A yearly tradition in my Italian-American family is making pizzelles the day after Thanksgiving. As an anti-consumerist, this tradition aligns with me much more than the dastardly holiday that is Black Friday. The only thing I want to consume is pizzelle after pizzelle!

A little history of pizzelles: they are thin, waffle-like cookies made with tons of eggs (12) and a great deal of flavored extract (four different types!). They are very popular around Christmas and Easter, and my family regard the first batch of pizzelles as an important way to ring in the season. I have incredibly fond memories of rolling the little balls of dough into perfect spheres, little hands covered in butter to stop the dough from sticking. Now I have graduated to operating the pizzelle press: similar to a waffle press, the balls of dough go in the center, and the top is pressed down.
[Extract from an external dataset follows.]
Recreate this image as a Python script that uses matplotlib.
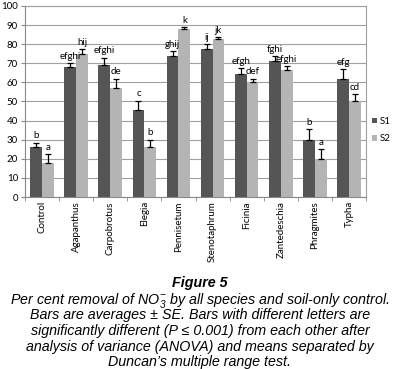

Sounds easy, right? Instead, this process is complicated by the fact that our family recipe for the pizzelles renders the dough thick, which makes for a thick, chewy cookie but great difficulty in pressing the balls flat. On top of that, the light that indicates when the pizzelles are done is broken: therefore, it’s trial and error for the first half dozen pizzelles to see when they are properly cooked. My mother refuses to upgrade our broken-down press: “the pattern is iconic!” She’s referring to the lace-like pattern that gets imprinted upon the pizzelles. Family lore says that my great-grandparents used to have a press emblazoned with the letter “L,” for our last name “Lazzara.” 
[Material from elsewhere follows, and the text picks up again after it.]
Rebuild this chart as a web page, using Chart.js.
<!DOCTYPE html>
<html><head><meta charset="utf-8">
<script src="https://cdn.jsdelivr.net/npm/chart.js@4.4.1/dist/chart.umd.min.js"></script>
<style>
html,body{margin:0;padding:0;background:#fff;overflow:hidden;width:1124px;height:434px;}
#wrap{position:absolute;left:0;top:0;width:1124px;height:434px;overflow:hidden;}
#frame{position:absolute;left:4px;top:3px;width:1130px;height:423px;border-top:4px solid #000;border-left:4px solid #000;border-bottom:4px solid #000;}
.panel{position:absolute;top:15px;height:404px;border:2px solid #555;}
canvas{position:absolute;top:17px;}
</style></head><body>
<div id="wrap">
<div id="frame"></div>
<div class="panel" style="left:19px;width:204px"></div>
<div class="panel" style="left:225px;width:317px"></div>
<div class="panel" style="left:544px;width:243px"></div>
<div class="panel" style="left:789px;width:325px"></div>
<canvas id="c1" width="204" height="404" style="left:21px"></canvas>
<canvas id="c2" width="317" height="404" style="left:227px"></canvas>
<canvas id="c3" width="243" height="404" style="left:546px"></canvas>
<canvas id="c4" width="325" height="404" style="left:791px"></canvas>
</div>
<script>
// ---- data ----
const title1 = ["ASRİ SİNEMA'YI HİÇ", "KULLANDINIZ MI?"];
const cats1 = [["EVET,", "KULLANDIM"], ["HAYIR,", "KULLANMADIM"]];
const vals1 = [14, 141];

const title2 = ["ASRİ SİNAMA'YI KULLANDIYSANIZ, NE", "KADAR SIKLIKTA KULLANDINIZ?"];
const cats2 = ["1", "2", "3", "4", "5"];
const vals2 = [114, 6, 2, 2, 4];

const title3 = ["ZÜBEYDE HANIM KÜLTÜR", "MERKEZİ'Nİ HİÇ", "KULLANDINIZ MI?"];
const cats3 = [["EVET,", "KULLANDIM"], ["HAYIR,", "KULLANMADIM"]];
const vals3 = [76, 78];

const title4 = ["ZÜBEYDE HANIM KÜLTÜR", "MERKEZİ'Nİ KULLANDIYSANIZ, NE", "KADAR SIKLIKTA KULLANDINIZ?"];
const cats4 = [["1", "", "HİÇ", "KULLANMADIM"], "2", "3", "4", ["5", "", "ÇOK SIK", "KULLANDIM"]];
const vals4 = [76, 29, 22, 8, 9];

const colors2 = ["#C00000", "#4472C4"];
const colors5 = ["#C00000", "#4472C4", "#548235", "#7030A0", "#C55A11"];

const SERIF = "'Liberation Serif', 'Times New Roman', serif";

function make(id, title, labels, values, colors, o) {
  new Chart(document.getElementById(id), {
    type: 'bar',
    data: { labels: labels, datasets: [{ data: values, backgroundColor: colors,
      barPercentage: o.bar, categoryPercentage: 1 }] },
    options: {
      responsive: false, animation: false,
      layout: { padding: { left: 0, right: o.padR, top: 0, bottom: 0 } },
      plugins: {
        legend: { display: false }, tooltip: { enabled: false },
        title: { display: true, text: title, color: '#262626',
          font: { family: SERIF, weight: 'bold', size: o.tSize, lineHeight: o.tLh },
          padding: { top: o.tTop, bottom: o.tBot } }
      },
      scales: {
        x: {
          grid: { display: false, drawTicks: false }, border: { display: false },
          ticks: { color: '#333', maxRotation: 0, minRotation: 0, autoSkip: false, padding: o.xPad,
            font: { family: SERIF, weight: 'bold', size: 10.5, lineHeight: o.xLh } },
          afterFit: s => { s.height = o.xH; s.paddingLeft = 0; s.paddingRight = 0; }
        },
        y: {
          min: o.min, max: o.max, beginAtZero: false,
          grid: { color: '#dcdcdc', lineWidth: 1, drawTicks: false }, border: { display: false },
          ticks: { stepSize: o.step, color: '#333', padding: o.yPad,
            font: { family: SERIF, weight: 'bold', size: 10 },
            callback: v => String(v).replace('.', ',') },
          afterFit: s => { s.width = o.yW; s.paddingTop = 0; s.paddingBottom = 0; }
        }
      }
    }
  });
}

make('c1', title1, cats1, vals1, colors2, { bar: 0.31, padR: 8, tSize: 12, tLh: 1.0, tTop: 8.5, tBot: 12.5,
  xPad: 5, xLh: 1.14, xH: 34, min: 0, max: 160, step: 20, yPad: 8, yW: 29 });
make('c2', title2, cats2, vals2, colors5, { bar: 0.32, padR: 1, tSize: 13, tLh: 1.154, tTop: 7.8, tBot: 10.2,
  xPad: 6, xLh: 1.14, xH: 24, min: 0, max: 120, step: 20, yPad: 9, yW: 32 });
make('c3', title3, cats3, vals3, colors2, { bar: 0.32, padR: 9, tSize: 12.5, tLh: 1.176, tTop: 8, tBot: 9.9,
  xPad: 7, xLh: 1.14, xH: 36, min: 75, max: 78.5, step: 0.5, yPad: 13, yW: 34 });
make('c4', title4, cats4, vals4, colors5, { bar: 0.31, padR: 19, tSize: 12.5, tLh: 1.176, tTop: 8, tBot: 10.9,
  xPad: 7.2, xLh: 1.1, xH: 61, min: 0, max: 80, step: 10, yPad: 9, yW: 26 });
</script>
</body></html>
The pizzelles cooling on the rack.

Included here is a photograph of my mother’s pizzelle recipe, which was written out by my grandmother on an index card. I have never met her, since she passed away before I was born, but when I see all of her recipe cards, I feel closer to her. Today, these index cards are yellowed, grimy with spills, and the pencil writing that once was vibrant has smudged to a shadow. Such is life. You can even see where my mother has made her own adjustments, reforming the recipe to resemble today (who even uses shortening anymore?). I will not attempt to decode it for you—it’s a part of the cooking experience!
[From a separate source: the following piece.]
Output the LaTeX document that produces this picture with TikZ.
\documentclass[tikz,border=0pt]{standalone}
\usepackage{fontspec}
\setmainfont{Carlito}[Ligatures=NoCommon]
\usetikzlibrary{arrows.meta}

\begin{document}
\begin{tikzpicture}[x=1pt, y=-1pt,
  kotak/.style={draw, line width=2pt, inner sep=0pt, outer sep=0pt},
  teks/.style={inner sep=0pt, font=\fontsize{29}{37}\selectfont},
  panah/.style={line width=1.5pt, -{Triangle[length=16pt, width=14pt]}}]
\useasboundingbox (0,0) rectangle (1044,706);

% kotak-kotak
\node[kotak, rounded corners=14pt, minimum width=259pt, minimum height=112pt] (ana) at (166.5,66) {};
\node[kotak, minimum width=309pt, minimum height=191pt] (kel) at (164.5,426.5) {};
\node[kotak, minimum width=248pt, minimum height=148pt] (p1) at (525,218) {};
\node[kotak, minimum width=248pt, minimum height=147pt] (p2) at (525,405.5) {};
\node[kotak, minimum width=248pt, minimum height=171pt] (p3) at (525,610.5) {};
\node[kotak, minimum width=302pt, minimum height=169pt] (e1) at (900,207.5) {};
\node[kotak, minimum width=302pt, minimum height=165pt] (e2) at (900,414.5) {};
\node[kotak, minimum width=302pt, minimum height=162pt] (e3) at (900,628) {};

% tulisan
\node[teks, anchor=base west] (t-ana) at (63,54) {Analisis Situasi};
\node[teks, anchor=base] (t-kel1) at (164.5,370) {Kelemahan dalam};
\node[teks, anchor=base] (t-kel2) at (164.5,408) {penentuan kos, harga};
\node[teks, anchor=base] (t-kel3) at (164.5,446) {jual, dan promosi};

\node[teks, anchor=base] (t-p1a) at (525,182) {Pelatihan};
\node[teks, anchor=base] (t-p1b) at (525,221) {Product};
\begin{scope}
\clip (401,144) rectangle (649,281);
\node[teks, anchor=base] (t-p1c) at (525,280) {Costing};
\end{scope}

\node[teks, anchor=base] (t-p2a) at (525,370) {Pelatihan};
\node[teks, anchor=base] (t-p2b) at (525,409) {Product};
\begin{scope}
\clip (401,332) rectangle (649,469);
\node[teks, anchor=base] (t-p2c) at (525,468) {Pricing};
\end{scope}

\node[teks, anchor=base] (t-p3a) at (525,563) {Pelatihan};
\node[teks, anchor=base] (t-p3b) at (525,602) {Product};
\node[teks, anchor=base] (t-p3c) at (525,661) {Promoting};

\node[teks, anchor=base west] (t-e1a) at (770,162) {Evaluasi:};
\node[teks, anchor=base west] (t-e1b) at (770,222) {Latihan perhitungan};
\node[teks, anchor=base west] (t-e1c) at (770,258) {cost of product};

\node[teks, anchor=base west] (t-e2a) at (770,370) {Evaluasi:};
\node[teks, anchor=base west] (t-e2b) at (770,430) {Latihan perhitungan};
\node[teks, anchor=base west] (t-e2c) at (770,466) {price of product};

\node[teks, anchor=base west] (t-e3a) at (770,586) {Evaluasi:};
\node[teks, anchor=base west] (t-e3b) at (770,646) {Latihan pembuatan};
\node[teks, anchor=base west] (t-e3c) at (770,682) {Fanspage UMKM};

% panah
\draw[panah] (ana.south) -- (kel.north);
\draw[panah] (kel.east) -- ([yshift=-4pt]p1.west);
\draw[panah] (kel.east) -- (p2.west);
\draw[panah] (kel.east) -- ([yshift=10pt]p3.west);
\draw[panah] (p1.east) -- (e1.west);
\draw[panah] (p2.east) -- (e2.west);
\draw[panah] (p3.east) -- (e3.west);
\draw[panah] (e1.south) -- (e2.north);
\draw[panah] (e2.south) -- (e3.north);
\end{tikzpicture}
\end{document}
The pizzelle recipe. Developed by my grandmother, Janet Lazzara.

Making the pizzelles is only one part of the tradition: one cannot press the several pounds of dough without It’s a Wonderful Life (1947) playing in the background. This very moment was the only thing getting me through the last week leading up to Thanksgiving: pressing the pizzelles on my kitchen island by the fire while the movie played in the background. It’s a Wonderful Life is my favorite Christmas movie, and I cry every time. I could also probably quote the entire thing!

I pressed those pizzelles for the entire 2 hour and 10 minute run time of It’s a Wonderful Life and still only got through half the dough. The rest was sent into the freezer, where it will wait for me until my return home. Before I left for break, my mother made sure I was stocked up on pizzelles for school. “To hold you over until Christmas!” But the first thing I did with the pizzelles was give them to all my friends to try. I’ve been thinking a lot about how around this time last year, I only had a few friends, and was feeling very alienated socially. Making friends was harder than I thought at college; even after a full semester had passed, I felt like I was surrounded by acquaintances rather than people who truly knew me. So this time around, I was incredibly excited to share my confectionary creation with some of the people who mean so much to me. 

Cracking all 12 eggs! Note Maple in the background hoping for a snack!

Although my tummy hurt from the ridiculous amount of pizzelles I snacked on during break, I knew it was also full with love from all the amazing people I’m honored to have as friends.